One last thing on communication:
A common phrase in the Corps is “shoot, move, communicate.” If you are not shooting, you should be moving or communicating. With respect to communication, here are the key items:
1. What do I know? (Your desires and needs)
2. Who needs to know it? (Your spouse, possibly someone in the medical field)
3. How can I communicate with them? (Talking, phone, texting, email, letter)
4. When can I communicate with them? (You have no cell service, they are on a flight, you’re at the shooting range with them)
If you’ve communicated, you should be acting. If you’ve satisfied all if your desires and needs, the time has come to start thinking outside the box and trying new things within the limits you and your spouse set.


7 responses to “Needs, Communication, and filling gaps in the Information Environment.

  1. Dude…LOL I agree with you, but I feel like I need to go wash my mouth out with soap or something.

    BTW, have you two read His Needs, Her Needs by Willard Harley? It’s exactly about this, meeting each others needs. It was very enlightening for us.

  2. Wow…expertly written and assessed.

    Though I wonder about your “Shoot, move, communicate” analogy…Can I try talking to her first? Then moving, and if nothing else works THEN shooting her? Just seems silly to do it in reverse…
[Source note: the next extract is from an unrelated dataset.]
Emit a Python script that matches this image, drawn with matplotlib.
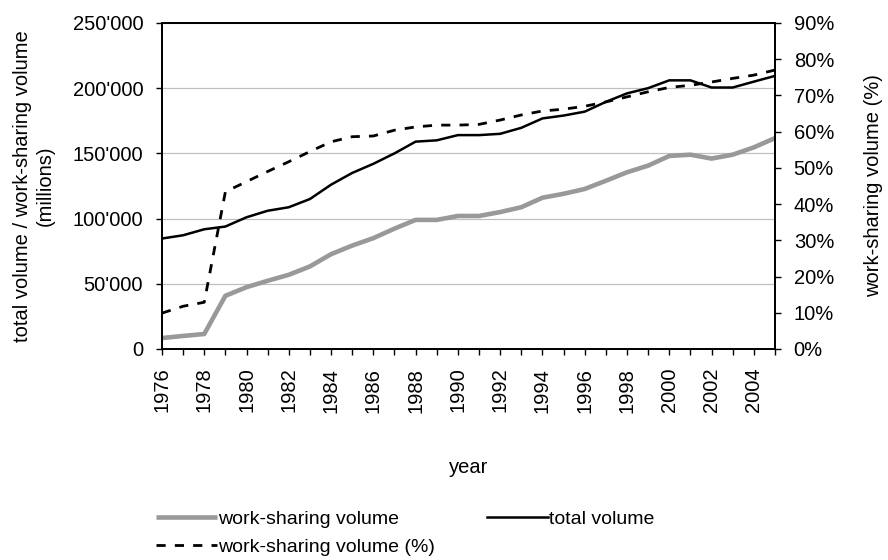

  3. I love this breakdown you have provided. It is so true that there is a difference between a desire and a need. There is also a difference between mentioning something and really talking about it in a thoughtful, articulate manner. Communicating your needs once you have figured them out completely is huge! I love those 8 steps. Very well put!

  4. Reblogged this on Being a Beautiful Mess and commented:
    Communication is key! This is so very true. I love this blogger’s step by step process on identifying needs and bringing them up to your spouse in a healthy, productive manner. Affairs would never happen if all spouses followed this easy process. You would be able to know immediately whether your spouse was willing to meet your needs (actual needs, not just desires) or not, and how to create a plan to make that happen.

  5. *would like to note that not all affairs happen because needs aren’t being met* unless you consider medication one of those needs.

  6. Great post. I strayed- I had many other choices in dealing with not having my needs met- I chose the selfish one. There is no blame on my husband for what I’ve done. Were things great between us? No, but I had no right to go outside my marriage no matter how bad it got. Communication is key- and only through communication will we heal.

  7. I have to state my opinion here.

    I don’t think its about the needs of the couple being met, selfishness, or even poor boundaries…though all can be symptoms of the true problem.

    I think, with out fail, affairs happen because of some form of mental illness with the wayward spouse.

    Narcissitic peronsality disorder is still a mental illness.

    Hypersexuality, a mental illness.

    I think that until both paries are aware of the underlying problem and steps have been made to get help, talking about boundaries or needs won’t help. A person with a mental illness for the most part is fairly incapable of creating health boundaries, let alone knowing what those boundaries would even look like.